Michael Hong: “Watching TV With the Sound Off” opens with moody instrumentals, but on the chorus, those punchy synthesizer stabs add something new. But they don’t really work and instead when Peter Thomas sings “even if it’s just us,” they end up being a third-party distraction and just seem counter-intuitive to the entire track’s concept.
[3]

Katherine St Asaph: Like a YouTube preroll ad for the concept of a relationship, the chorus synths are designed to thrill for 15 seconds and no more.
[3]

Joshua Minsoo Kim: I’ve enjoyed seeing everyone rag on corporations for their disingenuous, hokey support of the LGBTQIA+ community. This sounds like the musical equivalent of something those companies tweet.
[3]

Wayne Weizhen Zhang: I’m predisposed to supporting queer songwriters trying to strike it out on their own, but this is pretty dreary.

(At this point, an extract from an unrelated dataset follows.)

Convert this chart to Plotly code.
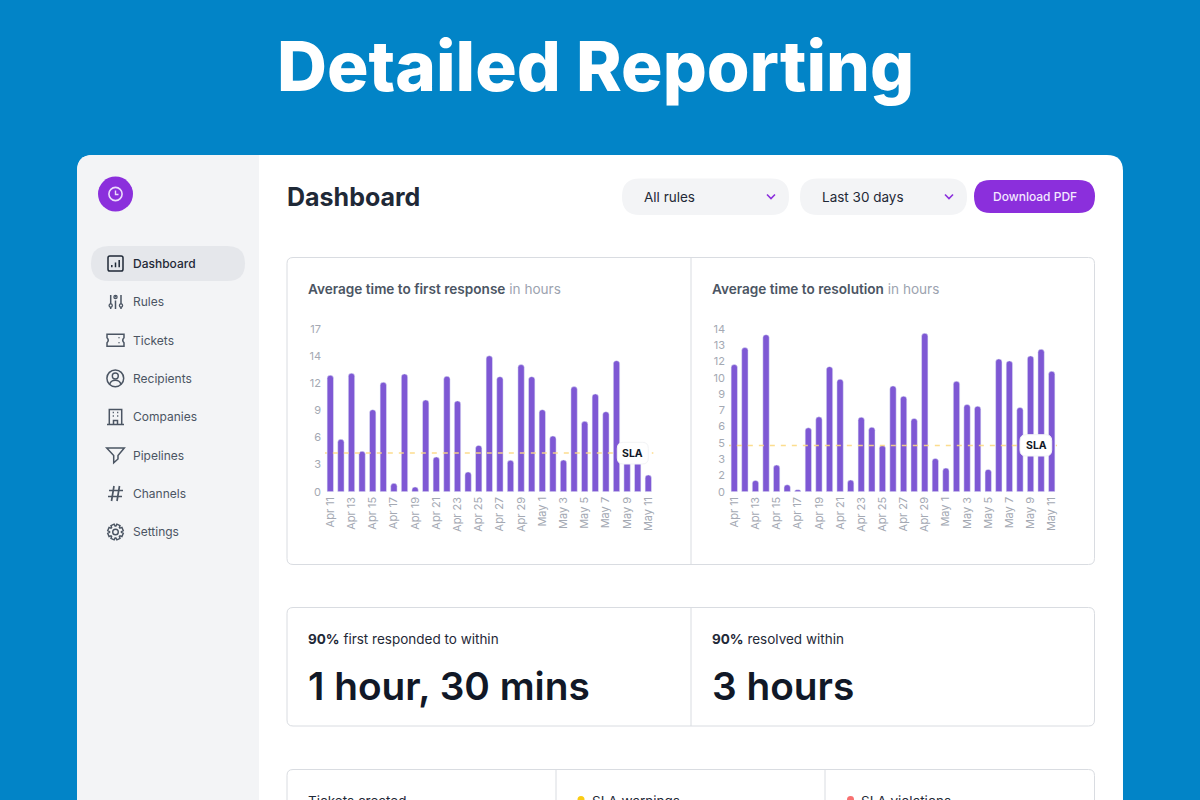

The idea here — to write a song about first love focusing on quotidian, small acts of intimacy instead of the overdone trope of cinematic, over-the-top love — is admirable, but the execution is maddeningly poor. “I’m wondering if this is what love should be like/Cause that’d be fine/I’d be fine,” Peter Thomas sings, so sleepily he should probably check for vitamin C deficiency. He means to sound contemplative, but only comes across as apathetic — “fine” the way you’d respond if someone accidentally brought you Coke instead of Pepsi. The nail in the coffin is the dead-on-arrival hook, with a titular idea that doesn’t quite land (is it a metaphor?) and production lacking anything memorable. 
[2]

Jacob Sujin Kuppermann: God I hate to be petty about someone else’s love song but this relationship sounds incredibly boring.